Alexis Pauline Gumbs was the first person to dig through the archives of several radical black feminist mothers including June Jordan, Audre Lorde, Lucille Clifton, and Toni Cade Bambara while writing her dissertation
We Can Learn to Mother Ourselves: The Queer Survival of Black Feminism, a 500-page work. Alexis was named one of
UTNE Reader’s 50 Visionaries Transforming the World in 2009, a Reproductive Reality Check Shero, and a Black Woman Rising nominee in 2010, and was awarded one of the first ever Too Sexy for 501c3 trophies in 2011! Alexis’s work as co-creator of the Mobile Homecoming experiential archive and documentary project has been featured in
Curve magazine, the
Huffington Post, in Durham Magazine and on NPR.
China Martens is a writer, glamazon, and empty-nest low-income anti-racist white radical single mother. She is the author of The Future Generation: The Zine-Book for Subculture Parents, Kids, Friends and Others (Atomic Book Company, 2007), and coeditor of Don’t Leave Your Friends Behind: Concrete Ways to Support Families in Social Justice Movements and Communities (PM Press, 2012). Since 2003, China has cofacilitated numerous workshops to create support for parents and children in activist and radical communities at universities, conferences, and healing spaces across the United States and Canada including the Civil Liberties and Public Policy Conference, Allied Media Conference, and book fairs from Montreal to New Orleans; Minneapolis to Santa Fe; and New York City to San Francisco. She also was a cofounder of Kidz City, a radical childcare collective in Baltimore (2009–2013) and is connected to a national circle of radical childcare collectives established at the 2010 US Social Forum in Detroit.

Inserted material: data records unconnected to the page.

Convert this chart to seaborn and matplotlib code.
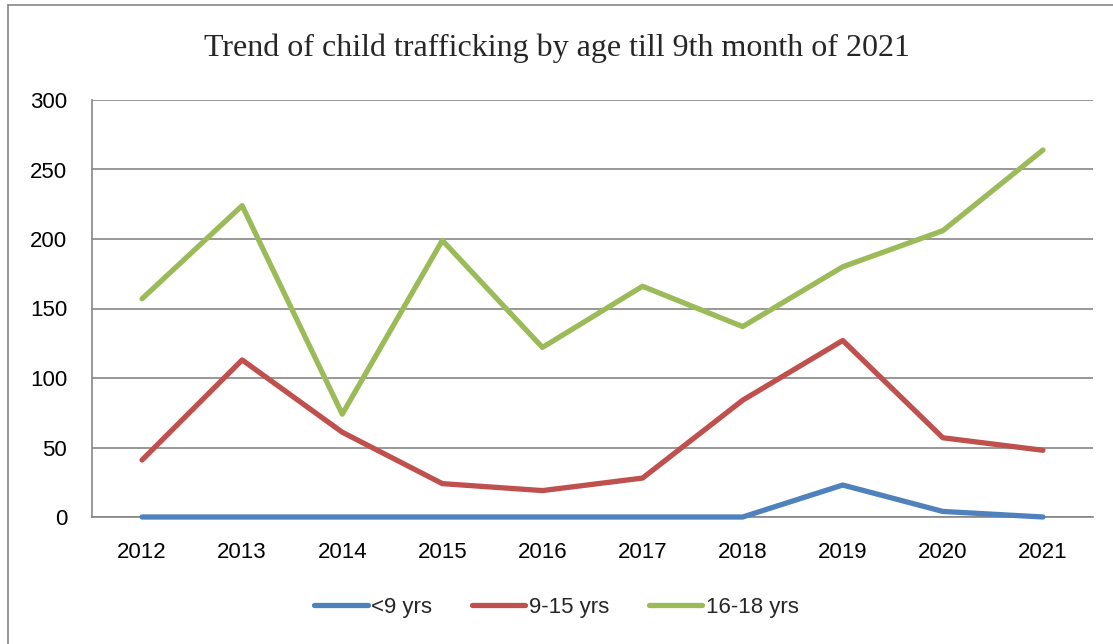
import matplotlib
matplotlib.use("Agg")
from matplotlib import pyplot as plt
from matplotlib.lines import Line2D
import pandas as pd
import seaborn as sns

years = [2012, 2013, 2014, 2015, 2016, 2017, 2018, 2019, 2020, 2021]
under_9 = [0, 0, 0, 0, 0, 0, 0, 23, 4, 0]
age_9_15 = [41, 113, 61, 24, 19, 28, 84, 127, 57, 48]
age_16_18 = [157, 224, 74, 199, 122, 166, 137, 180, 206, 264]
series_names = ["<9 yrs", "9-15 yrs", "16-18 yrs"]
colors = ["#4F81BD", "#C0504D", "#9BBB59"]

rows = []
for name, vals in zip(series_names, [under_9, age_9_15, age_16_18]):
    for i, (y, v) in enumerate(zip(years, vals)):
        rows.append({"pos": i, "year": y, "group": name, "count": v})
df = pd.DataFrame(rows)

sns.set_style("white")
plt.rcParams['font.family'] = ['Liberation Sans', 'DejaVu Sans']

fig = plt.figure(figsize=(11.13, 6.44), dpi=100)
ax = fig.add_axes([92 / 1113, 1 - 517 / 644, 1001 / 1113, 417 / 644])

sns.lineplot(data=df, x="pos", y="count", hue="group", hue_order=series_names,
             palette=colors, linewidth=3.8, ax=ax, legend=False)
for ln in ax.lines:
    ln.set_zorder(5)
    ln.set_clip_on(False)
    ln.set_solid_capstyle("round")
    ln.set_solid_joinstyle("round")

ax.set_xlim(-0.5, 9.5)
ax.set_ylim(0, 300)
ax.set_yticks(range(0, 301, 50))
ax.set_xticks(range(len(years)))
ax.set_xticklabels([str(y) for y in years])
ax.tick_params(axis="both", length=0, labelsize=16, colors="black")
ax.tick_params(axis="y", pad=18)
ax.tick_params(axis="x", pad=18)
ax.set_xlabel("")
ax.set_ylabel("")
ax.grid(axis="y", color="#868686", linewidth=1.2)
ax.set_axisbelow(True)
for side in ["top", "right"]:
    ax.spines[side].set_visible(False)
for side in ["left", "bottom"]:
    ax.spines[side].set_color("#868686")
    ax.spines[side].set_linewidth(1.2)

fig.text(0.5, 1 - 48 / 644, "Trend of child trafficking by age till 9th month of 2021",
         ha="center", va="center", fontsize=23, family=["Liberation Serif"])

handles = [Line2D([0], [0], color=c, linewidth=3.8, solid_capstyle="round") for c in colors]
fig.legend(handles, series_names, loc="center", bbox_to_anchor=(0.5, 1 - 607 / 644),
           ncol=3, frameon=False, fontsize=16, handlelength=2.4, handletextpad=0.15,
           columnspacing=1.8)

# figure border
fig.add_artist(Line2D([8 / 1113, 8 / 1113], [0, 1 - 5 / 644], color="#868686", linewidth=1.2))
fig.add_artist(Line2D([8 / 1113, 1], [1 - 5 / 644, 1 - 5 / 644], color="#868686", linewidth=1.2))

fig.savefig("out.png", dpi=100)
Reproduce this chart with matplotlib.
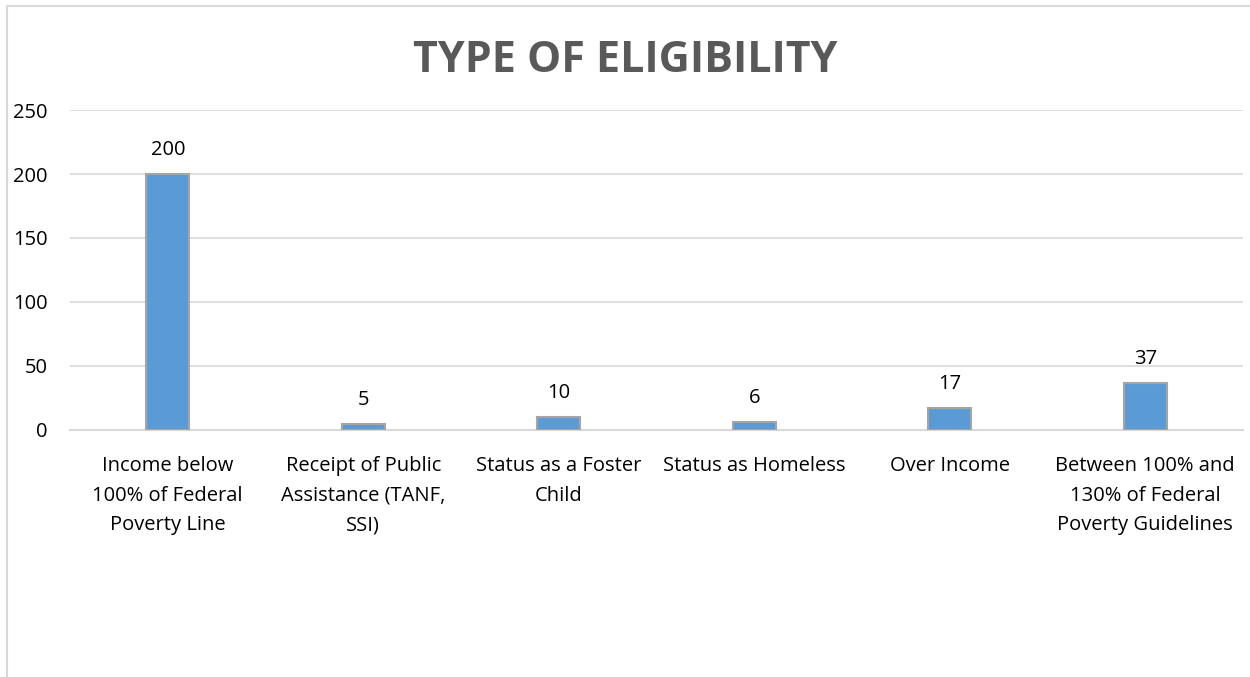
import matplotlib.pyplot as plt
from matplotlib.patches import Rectangle
import numpy as np

categories = ["Income below\n100% of Federal\nPoverty Line",
              "Receipt of Public\nAssistance (TANF,\nSSI)",
              "Status as a Foster\nChild",
              "Status as Homeless",
              "Over Income",
              "Between 100% and\n130% of Federal\nPoverty Guidelines"]
values = [200, 5, 10, 6, 17, 37]
yticks = [0, 50, 100, 150, 200, 250]

plt.rcParams['font.family'] = ['Open Sans', 'DejaVu Sans']

fig = plt.figure(figsize=(12.5, 6.77), dpi=100)
ax = fig.add_axes([0.056, 0.3649, 0.9384, 0.4726])

x = np.arange(len(categories))
ax.bar(x, values, width=0.22, color='#5B9BD5', edgecolor='#A5A5A5', linewidth=1.5, zorder=3)

for xi, v in zip(x, values):
    ax.annotate(str(v), (xi, v), xytext=(0, 10), textcoords='offset points',
                ha='center', va='bottom', fontsize=14.5, color='#000000')

ax.set_xlim(-0.5, len(categories) - 0.5)
ax.set_ylim(0, 250)
ax.set_yticks(yticks)
ax.set_xticks(x)
ax.set_xticklabels(categories, fontsize=14.5, linespacing=1.66)
ax.tick_params(axis='y', length=0, pad=16, labelsize=14.5)
ax.tick_params(axis='x', length=0, pad=18.5)
ax.grid(axis='y', color='#D9D9D9', linewidth=1.2, zorder=0)
for s in ['top', 'right', 'left']:
    ax.spines[s].set_visible(False)
ax.spines['bottom'].set_color('#D9D9D9')
ax.spines['bottom'].set_linewidth(1.5)

fig.text(0.5, 0.911, "TYPE OF ELIGIBILITY", ha='center', va='center',
         fontsize=31, fontweight='bold', color='#595959')

# chart area frame
fig.patches.append(Rectangle((7 / 1250, -0.1), 1.2, 1 - 6 / 677 + 0.1,
                             transform=fig.transFigure, fill=False,
                             edgecolor='#D9D9D9', linewidth=1.5))

fig.savefig('out.png', dpi=100)
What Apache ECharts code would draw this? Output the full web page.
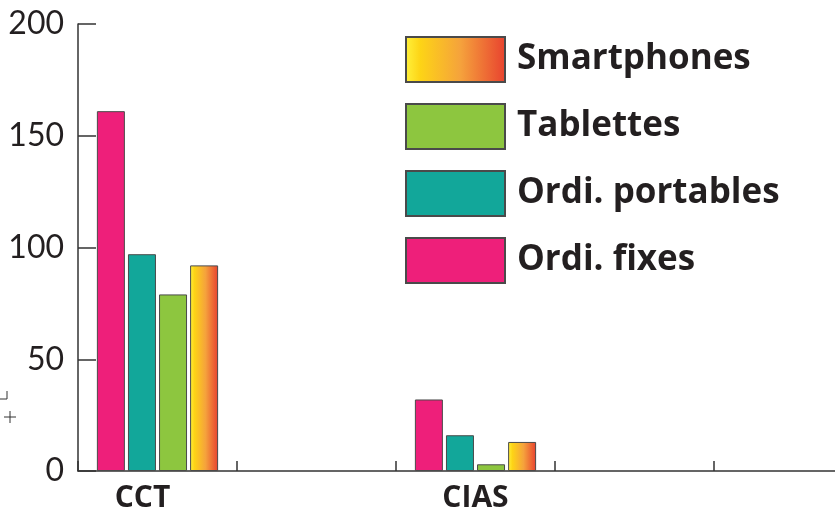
<!DOCTYPE html>
<html><head><meta charset="utf-8">
<script src="https://cdn.jsdelivr.net/npm/echarts@6/dist/echarts.min.js"></script>
<style>html,body{margin:0;padding:0;background:#fff}#c{width:835px;height:512px}</style>
</head><body><div id="c"></div>
<script>
const categories = ['CCT', '', 'CIAS', '', ''];
const seriesNames = ['Ordi. fixes', 'Ordi. portables', 'Tablettes', 'Smartphones'];
const ordiFixes = [161, null, 32, null, null];
const ordiPortables = [97, null, 16, null, null];
const tablettes = [79, null, 3, null, null];
const smartphones = [92, null, 13, null, null];
const legendOrder = ['Smartphones', 'Tablettes', 'Ordi. portables', 'Ordi. fixes'];
const yTicks = [0, 50, 100, 150, 200];

const chart = echarts.init(document.getElementById('c'), null, {renderer: 'canvas'});
const gradient = new echarts.graphic.LinearGradient(0, 0, 1, 0, [
  {offset: 0, color: '#fff23c'}, {offset: 0.15, color: '#fdd416'},
  {offset: 0.55, color: '#f5a23c'}, {offset: 1, color: '#e8412f'}
]);
const colors = ['#ee1f7a', '#12a79a', '#8dc63f', gradient];
const values = [ordiFixes, ordiPortables, tablettes, smartphones];
const boldFont = 'Open Sans';

chart.setOption({
  animation: false,
  grid: {left: 78, top: 24, bottom: 41, right: -38, containLabel: false, outerBoundsMode: 'none'},
  legend: {
    orient: 'vertical', left: 405, top: 36, padding: 0,
    data: legendOrder, icon: 'rect',
    itemWidth: 99, itemHeight: 45, itemGap: 20,
    textStyle: {fontFamily: boldFont, fontWeight: 'bold', fontSize: 35, color: '#231f20', padding: [4, 0, 0, 7]}
  },
  xAxis: {
    type: 'category',
    data: categories.map((c, i) => i === 0 ? {value: c, textStyle: {padding: [0, 30, 0, 0]}} : c),
    axisLine: {show: true, lineStyle: {color: '#333', width: 1.5}},
    axisTick: {show: true, inside: true, length: 10, lineStyle: {color: '#333', width: 1.5}, interval: 0, alignWithLabel: false},
    axisLabel: {fontFamily: boldFont, fontWeight: 'bold', fontSize: 30, color: '#231f20', margin: 12, interval: 0},
    splitLine: {show: false}
  },
  yAxis: {
    type: 'value', min: yTicks[0], max: yTicks[yTicks.length - 1], interval: 50,
    axisLine: {show: true, lineStyle: {color: '#333', width: 1.5}},
    axisTick: {show: true, inside: true, length: 18, lineStyle: {color: '#333', width: 1.5}},
    axisLabel: {fontFamily: 'Lato', fontSize: 32, color: '#231f20', margin: 14},
    splitLine: {show: false}
  },
  series: seriesNames.map((n, i) => ({
    name: n, type: 'bar', data: values[i],
    barWidth: 28, barGap: '11%',
    itemStyle: {color: colors[i], borderColor: '#4a4a4a', borderWidth: 1}
  })),
  graphic: [
    {type: 'polyline', shape: {points: [[7, 391], [7, 399], [0, 399]]}, style: {stroke: '#333', lineWidth: 1, fill: null}},
    {type: 'line', shape: {x1: 4, y1: 417, x2: 16, y2: 417}, style: {stroke: '#333', lineWidth: 1}},
    {type: 'line', shape: {x1: 10, y1: 411, x2: 10, y2: 423}, style: {stroke: '#333', lineWidth: 1}}
  ]
});
</script></body></html>
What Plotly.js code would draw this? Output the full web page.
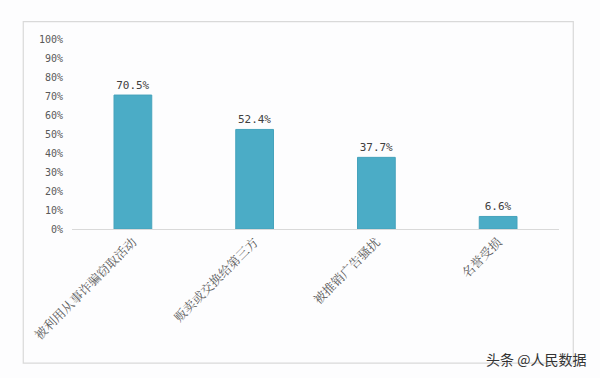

Mai’a Williams is the creator and director of Water Studio, which supports and co-creates with underground community artists and revolutionaries in Cairo, Egypt, and she organizes with the Revolutionary Youth Councils of Cairo, which were among the leading forces during the 2011 ouster of Mubarak. It was her living and working with Palestinian, Congolese, and Central American indigenous mothers in resistance communities, that initially inspired her to become a mother and continues to guide her as she practices this life-giving work called radical mothering. Her essays, short stories and poetry have been published in make/shift, Mamaphiles, Tenacious, Popshot, Woman’s Work, Lilith Devotional, and Colored Girls. She is the instigator of the Outlaw Midwives movement, zines, and blog, which shifts the discourse around birth, life, death, and healing by offering a vision of radical empowerment and accountability. In 2008, she published the anthology Revolutionary Motherhood, a collection of writing and visual art about mothering on the margins, which became the inspiration for Revolutionary Mothering.